The world seemed very strange to him now; the lines and contours of the house were blurring and shifting like images through a convex mirror (a looking glass?), but at the same time they were also oddly sharp and clear. Jefferson felt relaxed and almost peaceful – the Hatter and Jefferson were fully one now, united with the shared idea of what to do, how to fix the mess…

"How long have I been here?" Jefferson asked. His throat was dry, but the coffee had long since been drunk, shrinking to a dark sludge at the base of the mug.

"Twenty-eight years." Rumplestiltskin answered.

Shock squeezed his heart with icy, iron fingers; he nearly fell off the couch. "What?"

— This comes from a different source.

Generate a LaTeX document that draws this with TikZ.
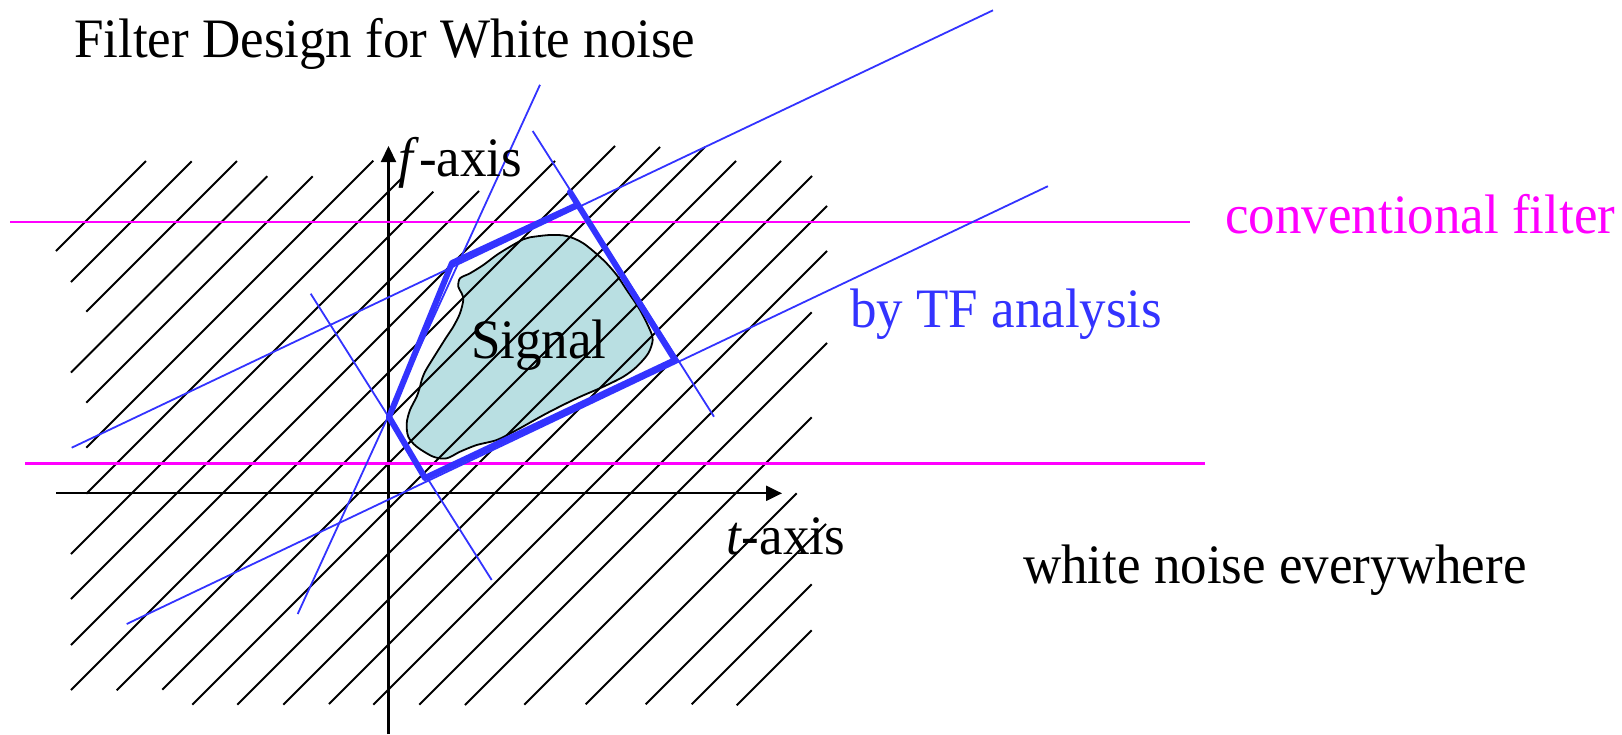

Twenty-eight years trapped inside the house, unable to breathe, unable to fully live because his mind had been ruled by insanity. Twenty-eight years of staring through a window fogged by icy, rattling breaths and tears towards the figure of his daughter, Grace; so close, but still so far. Twenty-eight years of working his fingers to bone trying to make the hat.

Twenty-eight years of trying to get it to work…

Rumplestiltskin stood up. "Jefferson, you must tell nobody about this," he warned, picking up his cane. "Nobody here remembers anything about the past."

"But you remember." Jefferson murmured. "And I remember…" his voice shook and died.

Rumplestiltskin stood up. A bleak coldness glittered in his eyes. "And that, Hatter, is our curse."

The door slammed and the Hatter slowly, slowly smiled.

"Emma Swan…"


Sorry for the rather confusing imagery at the start- it was the only real way I felt I could accurately portray an insane person, having no knowledge of any diagnoses myself. The Hatter in this fic would probably have… I dunno, bipolar disorder? :P What can I say, I never claimed to be a psychiatrist.

One thing that's always really annoyed me about people when talking about Alice in Wonderland is the simple fact of the Hatter's name. If anyone has read the original version by Lewis Carroll, you would know that the Hatter is never, ever referred to as "The Mad Hatter". He is just called 'the Hatter'. It was implied by Cheshire Cat that he is mad, but in fairness, the Cat said everybody in Wonderland was. Riddle me this: if everybody is mad, then nobody really is. In Wonderland, madness is sanity.

Oh, also, my deepest condolences to anyone who might be or is associated with people/a person with a mental disorder of any sort. This is not intended to be negative or insensitive towards anything related with insanity (for lack of a better term).